As the greenhouse effect intensifies, one of the most dangerous consequences is a decrease in the earth's albedo — the degree to which it reflects solar radiation. Antarctic ice, for example, acts like a giant mirror, reflecting the heat of the sun back into space; as the ice melts, the earth absorbs more heat, leading to more global warming — a self-perpetuating process scientists call a feedback loop.
The idea of "geo-engineering" the world to make it bounce more of the sun's heat back into space has been around for years, but until Akbari and his colleagues decided to look into it, no one had attempted to quantify how much atmospheric cooling might be achieved by, as it were, painting the town white.
In 2004, they began running the numbers, and when they finished they were incredulous.
"When we did the calculations, initially we couldn't believe the results," Akbari said. "So we re-checked the numbers in different ways." Again, he said, the results were unambiguous: Every 100 square feet of roof area turned from a dark color to white is equivalent to offsetting the emission of one ton of heat-trapping, atmospheric CO2.

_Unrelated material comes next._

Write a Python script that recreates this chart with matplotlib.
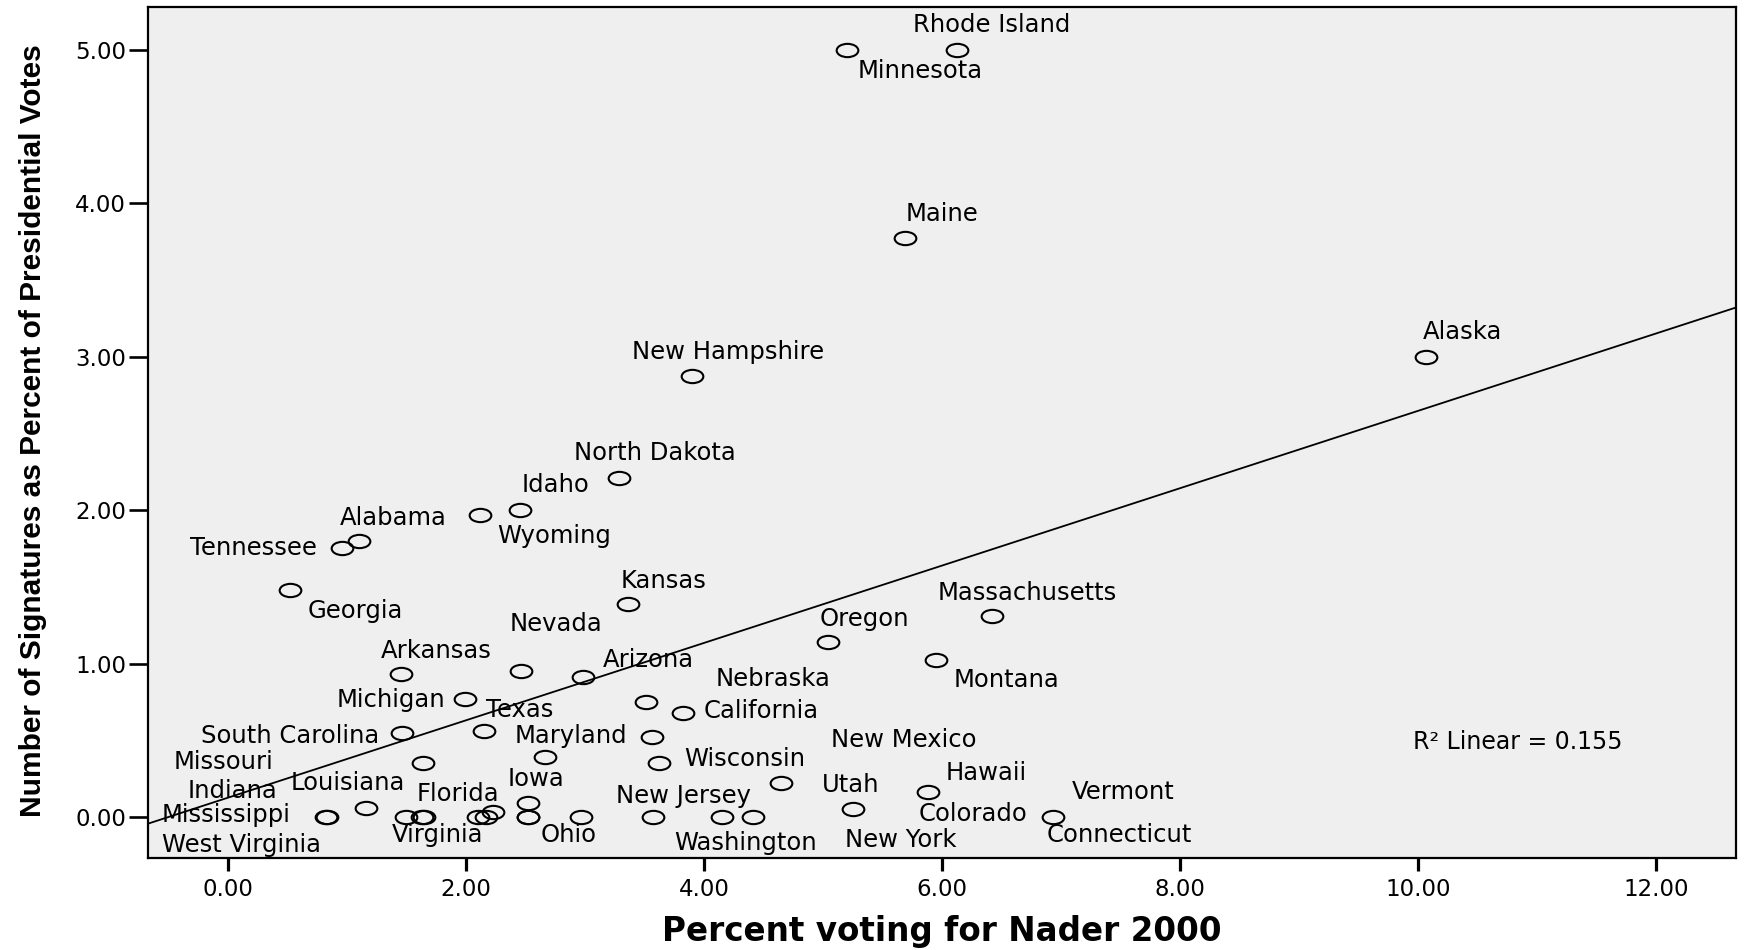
import numpy as np
import matplotlib
matplotlib.use('Agg')
import matplotlib.pyplot as plt
from matplotlib.path import Path
from matplotlib.transforms import Affine2D
from matplotlib import font_manager

# Nader 2000 share (%) and signatures needed as % of presidential votes, by state
states = ['Rhode Island', 'Minnesota', 'Maine', 'Alaska', 'New Hampshire',
          'North Dakota', 'Idaho', 'Wyoming', 'Alabama', 'Tennessee',
          'Georgia', 'Kansas', 'Massachusetts', 'Oregon', 'Montana',
          'Nevada', 'Arkansas', 'Arizona', 'Michigan', 'Nebraska',
          'California', 'Texas', 'South Carolina', 'New Mexico', 'Maryland',
          'Missouri', 'Wisconsin', 'Utah', 'Hawaii', 'Iowa',
          'Louisiana', 'Colorado', 'Mississippi', 'Indiana', 'Kentucky',
          'Florida', 'West Virginia', 'Pennsylvania', 'Virginia', 'Illinois',
          'Delaware', 'Ohio', 'New Jersey', 'New York', 'Washington',
          'Connecticut', 'Vermont']
nader_pct = [6.13, 5.20, 5.69, 10.07, 3.90,
             3.29, 2.45, 2.12, 1.10, 0.96,
             0.52, 3.36, 6.42, 5.04, 5.95,
             2.46, 1.45, 2.98, 1.99, 3.51,
             3.82, 2.15, 1.46, 3.56, 2.66,
             1.64, 3.62, 4.65, 5.88, 2.52,
             1.16, 5.25, 0.83, 0.82, 1.50,
             1.63, 1.65, 2.10, 2.17, 2.23,
             2.52, 2.52, 2.97, 3.57, 4.15,
             4.41, 6.93]
signatures_pct = [5.00, 5.00, 3.77, 3.00, 2.87,
                  2.21, 2.00, 1.97, 1.80, 1.75,
                  1.48, 1.39, 1.31, 1.14, 1.02,
                  0.95, 0.93, 0.91, 0.77, 0.75,
                  0.675, 0.56, 0.545, 0.52, 0.39,
                  0.35, 0.35, 0.22, 0.16, 0.09,
                  0.06, 0.05, 0.00, 0.00, 0.00,
                  0.00, 0.00, 0.00, 0.00, 0.03,
                  0.00, 0.00, 0.00, 0.00, 0.00,
                  0.00, 0.00]

# fit line as shown in the chart
fit_intercept = 0.126
fit_slope = 0.252
r2_text = 'R\u00b2 Linear = 0.155'

x_ticks = [0, 2, 4, 6, 8, 10, 12]
y_ticks = [0, 1, 2, 3, 4, 5]

# where the state names sit (label centre, data units)
label_pos = {
    'Rhode Island': (6.42, 5.16), 'Minnesota': (5.82, 4.86), 'Maine': (6.00, 3.93),
    'Alaska': (10.37, 3.16), 'New Hampshire': (4.20, 3.03), 'North Dakota': (3.59, 2.37),
    'Idaho': (2.75, 2.16), 'Alabama': (1.39, 1.95), 'Wyoming': (2.74, 1.83),
    'Tennessee': (0.21, 1.75), 'Georgia': (1.07, 1.34), 'Kansas': (3.66, 1.54),
    'Nevada': (2.76, 1.26), 'Massachusetts': (6.72, 1.46), 'Oregon': (5.35, 1.29),
    'Arkansas': (1.75, 1.08), 'Arizona': (3.53, 1.02), 'Nebraska': (4.58, 0.90),
    'Montana': (6.54, 0.89), 'Michigan': (1.37, 0.76), 'Texas': (2.45, 0.70),
    'California': (4.48, 0.69), 'South Carolina': (0.52, 0.53), 'Maryland': (2.88, 0.53),
    'New Mexico': (5.68, 0.50), 'Missouri': (-0.04, 0.36), 'Wisconsin': (4.34, 0.38),
    'Indiana': (0.04, 0.17), 'Louisiana': (1.01, 0.22), 'Iowa': (2.59, 0.25),
    'Hawaii': (6.37, 0.29), 'Florida': (1.93, 0.15), 'New Jersey': (3.83, 0.14),
    'Utah': (5.23, 0.21), 'Vermont': (7.52, 0.16), 'Mississippi': (-0.02, 0.01),
    'Colorado': (6.26, 0.02), 'Virginia': (1.76, -0.12), 'Ohio': (2.86, -0.12),
    'Connecticut': (7.49, -0.12), 'West Virginia': (0.11, -0.18),
    'Washington': (4.35, -0.17), 'New York': (5.65, -0.15),
}

W, H = 1747, 950
fig = plt.figure(figsize=(W / 100, H / 100), dpi=100)
ax = fig.add_axes([148 / W, 1 - 858 / H, (1736 - 148) / W, (858 - 7) / H])
ax.set_facecolor('#efefef')

# the original is stretched sideways, so the circles are wide ellipses
oval = Path.unit_circle().transformed(Affine2D().scale(1, 1 / 1.63))
ax.plot(nader_pct, signatures_pct, linestyle='none', marker=oval, markersize=15.6,
        markerfacecolor='none', markeredgecolor='black', markeredgewidth=1.5, zorder=3)

ax.axline((0, fit_intercept), slope=fit_slope, color='black', linewidth=1.3, zorder=2)

for name, (lx, ly) in label_pos.items():
    ax.text(lx, ly, name, ha='center', va='center', fontsize=17.5,
            family='DejaVu Sans', color='black', zorder=4)

ax.text(9.96, 0.49, r2_text, ha='left', va='center', fontsize=17,
        family='DejaVu Sans', color='black')

ax.set_xlim(-0.672, 12.672)
ax.set_ylim(-0.267, 5.277)
ax.set_xticks(x_ticks)
ax.set_yticks(y_ticks)
ax.set_xticklabels(['%.2f' % v for v in x_ticks])
ax.set_yticklabels(['%.2f' % v for v in y_ticks])
ax.tick_params(axis='x', length=9.4, width=2.3, pad=5, labelsize=16.5)
ax.tick_params(axis='y', length=13.7, width=1.9, pad=2, labelsize=16.5)
for sp in ax.spines.values():
    sp.set_linewidth(1.6)

ax.set_xlabel('Percent voting for Nader 2000', fontsize=23.5, fontweight='bold',
              family='DejaVu Sans', labelpad=10)

names = {f.name for f in font_manager.fontManager.ttflist}
if 'Liberation Sans Narrow' in names:
    ylab_family, ylab_size = 'Liberation Sans Narrow', 26
else:
    ylab_family, ylab_size = 'Liberation Sans', 21.5
ax.set_ylabel('Number of Signatures as Percent of Presidential Votes',
              fontsize=ylab_size, fontweight='bold', family=ylab_family)
ax.yaxis.set_label_coords(47 / W, (H - 431) / H, transform=fig.transFigure)

fig.savefig('out.png', dpi=100, facecolor='white')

To get an idea of what this means, consider that in a single year, the average American is responsible for about 20 tons of CO2 emissions. Per capita, Americans have the largest carbon footprint of any nationality in the world, and all of the activities that make this so — driving our cars, using our electrical appliances, buying consumer products — adds up to the equivalent, atmospherically speaking, of 2,000 square feet of white roof.
In all, Akbari, Menon and Rosenfeld estimate that permanently retrofitting roofs and pavement in tropical and temperate regions of the world would offset 44 gigatons of CO2 emissions. It takes about a year and a half for the entire world to cook up 44 gigatons of CO2.
The scale of such mitigation, in proportion to its cost, is unrivaled among technology-based climate solutions. "This is not trivial a number," said Stephen Schneider, the co-director of Stanford's Center for Environmental Science and Policy, and the editor of Climatic Change.
Schneider emphasized that the plan would offset, not eliminate, the necessity of reducing carbon emissions, but he said that as singular greenhouse mitigation strategies come, the LBNL study is elegant, simple and profoundly cheap.
It's also well timed. Akbari pointed out that by his and his colleagues' calculations, the plan could save Americans $2 billion annually in unspent air conditioning, even after taking into account the increased need for heating in winter. Moreover, he argued, it dovetails with the president's economic and environmental goals.
The Obama administration has made it clear that it wants a substantial portion of the stimulus package to go toward creating a greener economy, but that desire has to be balanced against the imperative to immediately circulate cash and create jobs. Painting or resurfacing roofs or pavement, Akbari said, would nicely fulfill both objectives. The technology exists and is readily available, and since a substantial portion of the country's home and commercial real-estate owners are going to need to re-roof at some point in the near future anyway, it's about as shovel-ready as any proposal currently on the table.
Akbari has thus far not heard back from the government, but he's holding out hope that his funding proposal will be folded into the energy-efficiency provision of the stimulus package.
"I don't see why it shouldn't be," he said. "It will be lucrative for the government and for business owners, and it will create jobs and offset carbon emissions."
However, he noted that the attraction of urban cooling is unlikely to fade anytime in the foreseeable future — indeed, with 70 percent of the world's population projected to live in cities by 2040, it should only increase. He makes a convincing case.
As Schneider said, "It's a clever idea that has no obvious side effects and gives us good bang for our buck."